I quit first since our needs at that time were more in my domain. It was scary as hell. I had just got promoted at my day job and the business wasn't quite making enough to pay me what I was making at my day job. Plus the new health laws now required me to purchase health insurance for my family of 4 in addition to taking a pay cut.
However, the business needed me to be full-time and smooth out operations so we could continue to grow at pace. It was a risk to quit a “safe” and flexible job with health insurance. But was not only necessary for growth but also just to continue providing awesome service to existing customers.
There is nothing like building a bridge as you are walking across it, but the calculated risk paid off. The year that Eliot quit, we grew the business by 300%. This enabled Dean to quit 9 or 10 months later - far from the overnight successes you read about in the media but well worth the grind.
Dean went full time January of 2017 which enabled more time for demos and sales calls to capitalize on our marketing efforts at a higher level.
So far we have been able to hit record sales for Q1 and are on track to do the same in Q2.
Currently we support hundreds of customers (including 7 of our original 10 customers), we are on version 4 of our original product, launched a new product last year, and are launching 2 new products this year - all pre-sold using the skills we learned in The Foundation.
Even though we have had a good run, we are still not where we want to be. We will continue to grow the business and provide our customers with great product, value and service.
We make an effort to get on calls with existing customers to check in with them, get their pulse, and solicit any feedback that might help us improve the products or customer experience.
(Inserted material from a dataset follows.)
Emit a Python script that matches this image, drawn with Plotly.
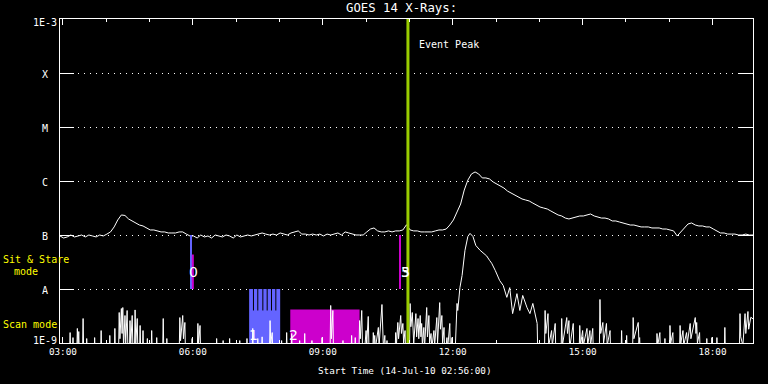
import math
import pandas as pd
import plotly.graph_objects as go

START = pd.Timestamp("2010-07-14 02:56:00")
END = pd.Timestamp("2010-07-14 18:56:00")

# ---- Long channel (1-8 A), every 5 minutes from start, units of 1e-7 W/m^2
long_step_min = 5
long_flux_e7 = [
    0.96, 0.88, 0.92, 1.0, 0.92, 0.96, 1.0, 0.92, 1.0, 0.96, 0.92, 1.0, 0.96, 1.04, 1.14,
    1.41, 1.9, 2.35, 2.3, 1.98, 1.82, 1.67, 1.53, 1.47, 1.35, 1.24, 1.24, 1.19, 1.14, 1.14,
    1.09, 1.09, 1.09, 1.14, 1.14, 1.04, 0.96, 0.96, 0.88, 1.0, 0.92, 0.96, 0.88, 1.0, 0.96,
    0.92, 1.0, 0.96, 0.88, 1.0, 0.92, 0.96, 1.0, 0.96, 1.0, 1.04, 1.09, 1.04, 1.0, 1.04,
    1.0, 1.09, 1.04, 1.0, 1.09, 1.14, 1.19, 1.04, 1.04, 1.0, 1.04, 1.0, 1.04, 0.96, 1.04,
    1.0, 1.04, 1.09, 1.0, 1.14, 1.09, 1.04, 1.0, 1.0, 1.0, 1.14, 1.29, 1.35, 1.19, 1.14,
    1.14, 1.19, 1.14, 1.19, 1.19, 1.24, 1.55, 1.24, 1.19, 1.19, 1.14, 1.14, 1.14, 1.14, 1.19,
    1.24, 1.24, 1.29, 1.53, 1.9, 2.67, 3.75, 6.8, 10.4, 13.5, 14.7, 13.5, 11.4, 11.4, 10.9,
    9.6, 8.8, 8.1, 7.4, 6.5, 6.0, 5.5, 5.06, 4.65, 4.45, 4.26, 3.9, 3.6, 3.3, 3.16,
    3.03, 2.78, 2.56, 2.35, 2.25, 2.06, 1.98, 2.06, 2.15, 2.25, 2.25, 2.35, 2.45, 2.25, 2.15,
    2.06, 2.06, 1.98, 1.82, 1.82, 1.74, 1.67, 1.6, 1.53, 1.53, 1.47, 1.41, 1.41, 1.41, 1.35,
    1.35, 1.35, 1.29, 1.29, 1.24, 1.19, 0.96, 1.14, 1.41, 1.6, 1.67, 1.53, 1.47, 1.47, 1.41,
    1.41, 1.29, 1.19, 1.09, 1.09, 1.04, 1.04, 1.04, 1.0, 1.0, 1.04, 1.0, 1.0,
]

# ---- Short channel (0.5-4 A): minutes after start, units of 1e-9 W/m^2 (0 = below scale)
short_min = [
    0, 13, 14, 15, 17, 18, 19, 23, 24, 25, 26, 27, 31, 32, 33, 36, 37, 38, 47, 48, 49,
    56, 57, 58, 68, 69, 70, 75, 76, 77,
    81, 82, 83, 85, 86, 87, 88, 90, 91, 93, 94, 96, 97, 98, 100, 101, 103, 104, 105, 107, 108,
    110, 111, 112, 114, 115, 116, 120, 121, 122, 126, 127, 128, 133, 134, 135,
    142, 143, 144, 147, 148, 149, 165, 166, 167, 170, 171, 173, 174, 182, 183, 184,
    190, 191, 192, 194, 195, 216, 217, 218, 225, 226, 227, 234, 235, 236,
    248, 249, 250, 258, 259, 260, 266, 267, 268, 273, 274, 275, 279, 280, 281,
    290, 291, 292, 294, 295, 306, 307, 308, 313, 314, 315, 320, 321, 322,
    331, 332, 333, 338, 339, 340, 348, 349, 350, 362, 363, 364, 374, 375, 376, 378, 379,
    391, 392, 393, 403, 404, 405, 408, 409, 410,
    414, 415, 416, 418, 419, 421, 424, 425, 427, 428,
    433, 434, 435, 436, 437, 441, 442, 446, 447, 448, 450, 451, 453, 454,
    464, 465, 466, 468, 469, 472, 473, 475, 476, 478, 479,
    484, 485, 486, 488, 489, 490, 493, 494, 496, 497, 499, 500, 501, 502, 504, 505,
    508, 509, 511, 512, 514, 515, 518, 519, 522, 523, 526, 527, 529, 530, 532, 533,
    536, 537, 540, 541, 543, 544,
    547, 550, 551, 554, 557, 561, 565, 568, 572, 576, 582, 587, 591, 595, 598, 603, 609,
    614, 619, 623, 627, 633, 637, 641, 647, 651, 655, 661, 662,
    671, 672, 673, 676, 677, 681, 682, 686, 687,
    694, 695, 696, 702, 703, 705, 706, 711, 712,
    719, 720, 721, 724, 725, 730, 731, 734, 735, 738, 739,
    747, 748, 749, 752, 753, 757, 758, 762, 763,
    777, 778, 779, 784, 785, 786, 793, 794, 795, 801, 802, 803, 804,
    826, 827, 828, 831, 832, 837, 838, 839, 844, 845, 846, 849, 850,
    858, 859, 860, 863, 864, 868, 869, 873, 874, 880, 881, 882, 883, 886, 887,
    895, 896, 897, 902, 903, 904, 909, 910, 911, 920, 921, 922, 935, 936, 937,
    941, 942, 943, 946, 949, 950, 953, 954, 957, 960,
]
short_flux_e9 = [
    0, 0, 1.56, 0, 0, 1.26, 0, 0, 1.86, 0.8, 1.63, 0, 0, 2.84, 0, 0, 1.21, 0, 0, 1.26, 0,
    0, 1.7, 0, 0, 1.38, 0, 0, 1.86, 0,
    0, 3.67, 1.2, 4.35, 1.5, 4.54, 0.8, 3.23, 1.0, 4.0, 0.8, 0, 2.6, 0.9, 3.23, 0.8, 0, 4.1, 1.0, 2.84, 0,
    0, 2.11, 0, 0, 1.7, 0, 0, 1.21, 0, 0, 1.7, 0, 0, 1.26, 0,
    0, 2.84, 0, 0, 1.21, 0, 0, 2.96, 1.1, 3.23, 1.2, 2.4, 0, 0, 1.21, 0,
    0, 2.3, 1.0, 2.11, 0, 0, 1.21, 0, 0, 1.11, 0, 0, 1.21, 0,
    0, 1.11, 0, 0, 1.21, 0, 0, 1.86, 0, 0, 1.21, 0, 0, 1.3, 0,
    0, 2.6, 1.0, 1.56, 0, 0, 1.11, 0, 0, 1.56, 0, 0, 1.5, 0,
    0, 1.11, 0, 0, 1.5, 0, 0, 1.11, 0, 0, 1.26, 0, 0, 4.95, 1.2, 4.0, 0,
    0, 1.11, 0, 0, 1.38, 0, 0, 1.26, 0,
    0, 2.6, 1.2, 4.0, 0.9, 0, 1.7, 1.0, 3.1, 0.8,
    0, 1.56, 1.0, 1.38, 0.8, 1.94, 0.9, 5.16, 2.6, 0.8, 1.38, 0, 1.11, 0,
    0, 1.56, 0.9, 2.4, 1.2, 3.23, 1.5, 2.3, 1.0, 1.7, 0,
    0, 5.38, 2.0, 3.67, 2.3, 1.0, 3.5, 1.3, 2.84, 1.2, 3.23, 1.3, 2.3, 0.9, 1.94, 0.8,
    4.54, 1.3, 3.23, 1.0, 1.5, 0.8, 1.7, 0.9, 2.96, 1.0, 5.6, 1.8, 3.23, 1.0, 1.94, 0,
    1.26, 0.8, 2.3, 0, 1.26, 0,
    0, 5.4, 4.0, 10.6, 17.8, 52, 94, 107, 94, 64, 52, 45, 41, 34, 30, 22, 14.4,
    11.6, 7.0, 10.6, 3.5, 8.2, 4.0, 7.6, 4.5, 3.5, 5.4, 2.3, 0,
    0, 4.0, 1.5, 3.5, 0.9, 1.7, 0.9, 2.3, 0,
    0, 2.84, 0.9, 2.96, 1.5, 2.6, 0.8, 2.3, 0,
    0, 2.11, 0.9, 1.7, 0.9, 1.86, 0.9, 1.7, 0.9, 1.86, 0,
    0, 6.4, 1.5, 2.4, 1.0, 2.3, 0.9, 1.7, 0,
    0, 1.7, 0, 0, 1.38, 0, 0, 2.96, 1.2, 2.4, 1.0, 1.26, 0,
    0, 1.5, 0.9, 1.56, 0, 0, 1.21, 0, 0, 2.11, 1.0, 1.56, 0,
    0, 2.11, 1.0, 1.7, 0.9, 1.56, 1.0, 2.3, 1.2, 2.96, 1.5, 2.4, 1.0, 1.56, 0,
    0, 1.21, 0, 0, 1.26, 0, 0, 1.26, 0, 0, 1.94, 0, 0, 1.0, 0,
    0, 3.5, 1.3, 0.9, 3.5, 1.5, 3.83, 1.8, 3.0, 2.8,
]

# ---- Flare classes (tick labels)
class_flux = [1e-3, 1e-4, 1e-5, 1e-6, 1e-7, 1e-8, 1e-9]
class_text = ["1E-3", "X", "M", "C", "B", "A", "1E-9"]

# ---- Event and observation annotations
event_peak = "2010-07-14 10:58:00"
sit_stare_blue = ["2010-07-14 05:57:30"]
sit_stare_magenta = ["2010-07-14 06:00:00", "2010-07-14 10:47:00"]
sit_stare_mag_low = [4.35e-8, 1e-7]
sit_stare_labels = ["0", "5", "3"]
sit_stare_label_times = ["2010-07-14 06:01:00", "2010-07-14 10:54:00", "2010-07-14 10:54:00"]
scan_blocks_start = ["2010-07-14 07:18:00", "2010-07-14 08:15:00"]
scan_blocks_end = ["2010-07-14 08:01:00", "2010-07-14 09:51:00"]
scan_blocks_top = [1e-8, 4.17e-9]
scan_labels = ["1", "2"]
scan_label_times = ["2010-07-14 07:24:00", "2010-07-14 08:19:00"]
scan_sub_times = ["2010-07-14 07:24:00", "2010-07-14 07:30:00", "2010-07-14 07:37:00",
                  "2010-07-14 07:43:00", "2010-07-14 07:49:00", "2010-07-14 07:55:00"]

BLUE = "#6464ff"
MAGENTA = "#cc00cc"
PEAK = "#99cc00"
YELLOW = "#ffff00"
FONT = "DejaVu Sans Mono"
FLOOR = 5e-10

long_t = [START + pd.Timedelta(minutes=i * long_step_min) for i in range(len(long_flux_e7))]
long_y = [v * 1e-7 for v in long_flux_e7]
short_t = [START + pd.Timedelta(minutes=m) for m in short_min]
short_y = [v * 1e-9 if v > 0 else FLOOR for v in short_flux_e9]

fig = go.Figure()

# scan-mode blocks
for i, (s, e, top) in enumerate(zip(scan_blocks_start, scan_blocks_end, scan_blocks_top)):
    fig.add_trace(go.Scatter(x=[s, e, e, s, s], y=[FLOOR, FLOOR, top, top, FLOOR],
                             fill="toself", fillcolor=[BLUE, MAGENTA][i],
                             mode="lines", line=dict(width=0), hoverinfo="skip"))
for t in scan_sub_times:
    fig.add_trace(go.Scatter(x=[t, t], y=[1e-8, 4.0e-9], mode="lines",
                             line=dict(color="black", width=1), hoverinfo="skip"))

fig.add_trace(go.Scatter(x=short_t, y=short_y, mode="lines",
                         line=dict(color="white", width=1), hoverinfo="skip"))
fig.add_trace(go.Scatter(x=long_t, y=long_y, mode="lines",
                         line=dict(color="white", width=1), hoverinfo="skip"))

# sit & stare markers
for t in sit_stare_blue:
    fig.add_trace(go.Scatter(x=[t, t], y=[1e-7, 1e-8], mode="lines",
                             line=dict(color=BLUE, width=2), hoverinfo="skip"))
for t, lo in zip(sit_stare_magenta, sit_stare_mag_low):
    fig.add_trace(go.Scatter(x=[t, t], y=[lo, 1e-8], mode="lines",
                             line=dict(color=MAGENTA, width=2), hoverinfo="skip"))

fig.add_trace(go.Scatter(x=[event_peak, event_peak], y=[1e-10, 1e-2], mode="lines",
                         line=dict(color=PEAK, width=3), hoverinfo="skip"))

W, H = 768, 384
L, R, T, B = 60, 15, 19, 41
pw, ph = W - L - R, H - T - B


def px(x):
    return (x - L) / pw


def py(y):
    return (H - B - y) / ph


ann = []
shifts = {"1E-3": -3.5, "1E-9": 2.5}
for v, txt in zip(class_flux, class_text):
    ann.append(dict(x=px(44.5), xref="paper", y=math.log10(v), yref="y", text=txt,
                    showarrow=False, xanchor="center", yanchor="middle",
                    yshift=shifts.get(txt, -1), font=dict(family=FONT, size=10, color="white")))

ann.append(dict(x=px(401), xref="paper", y=py(8), yref="paper", text="GOES 14 X-Rays:",
                showarrow=False, xanchor="center", yanchor="middle",
                font=dict(family=FONT, size=12.3, color="white")))
ann.append(dict(x=px(405), xref="paper", y=py(370), yref="paper",
                text="Start Time (14-Jul-10 02:56:00)", showarrow=False,
                xanchor="center", yanchor="middle", font=dict(family=FONT, size=9.3, color="white")))
ann.append(dict(x=px(417), xref="paper", y=py(44), yref="paper", text="Event Peak",
                showarrow=False, xanchor="left", yanchor="middle",
                font=dict(family=FONT, size=10, color="white")))
ann.append(dict(x=px(1), xref="paper", y=py(259), yref="paper", text="Sit & Stare",
                showarrow=False, xanchor="left", yanchor="middle",
                font=dict(family=FONT, size=10, color=YELLOW)))
ann.append(dict(x=px(12), xref="paper", y=py(271), yref="paper", text="mode",
                showarrow=False, xanchor="left", yanchor="middle",
                font=dict(family=FONT, size=10, color=YELLOW)))
ann.append(dict(x=px(1), xref="paper", y=py(324), yref="paper", text="Scan mode",
                showarrow=False, xanchor="left", yanchor="middle",
                font=dict(family=FONT, size=10, color=YELLOW)))
for t, txt in zip(sit_stare_label_times, sit_stare_labels):
    ann.append(dict(x=t, xref="x", y=py(272), yref="paper", text=txt, showarrow=False,
                    xanchor="center", yanchor="middle",
                    font=dict(family="DejaVu Sans", size=14, color="white")))
for t, txt in zip(scan_label_times, scan_labels):
    ann.append(dict(x=t, xref="x", y=py(335), yref="paper", text=txt, showarrow=False,
                    xanchor="center", yanchor="middle",
                    font=dict(family="DejaVu Sans", size=14, color="white")))

fig.update_layout(
    width=W, height=H, margin=dict(l=L, r=R, t=T, b=B),
    paper_bgcolor="black", plot_bgcolor="black", showlegend=False,
    annotations=ann,
    xaxis=dict(type="date", range=[START, END], showgrid=False, zeroline=False,
               showline=True, linecolor="white", linewidth=1, mirror="ticks",
               ticks="inside", ticklen=6, tickcolor="white", tickwidth=1,
               tick0="2010-07-14 03:00:00", dtick=3 * 3600 * 1000, tickformat="%H:%M",
               tickfont=dict(family=FONT, size=9.3, color="white"),
               minor=dict(dtick=3600 * 1000, ticks="inside", ticklen=3, tickcolor="white",
                          showgrid=False)),
    yaxis=dict(type="log", range=[-9, -3], showline=True, linecolor="white", linewidth=1,
               mirror="ticks", ticks="inside", ticklen=14, tickcolor="white",
               tickvals=class_flux, showticklabels=False,
               showgrid=True, gridcolor="white", gridwidth=1, griddash="1px,5px",
               zeroline=False),
)

fig.write_html("out.html", config={"displayModeBar": False},
               post_script="document.body.style.margin='0';document.body.style.background='black';")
Lesson 7: Define and Remember Your Why
With all things in life it is important to remember your why. For us our “why” was to be independent of the demands of a traditional 9-5 and to own our time. We used that in the early days for motivation when things got tough.
Now, we use that same “why” in making decisions and to regulate ourselves from overworking as it can be easy to fall back into the habits that we’ve been conditioned with over the years.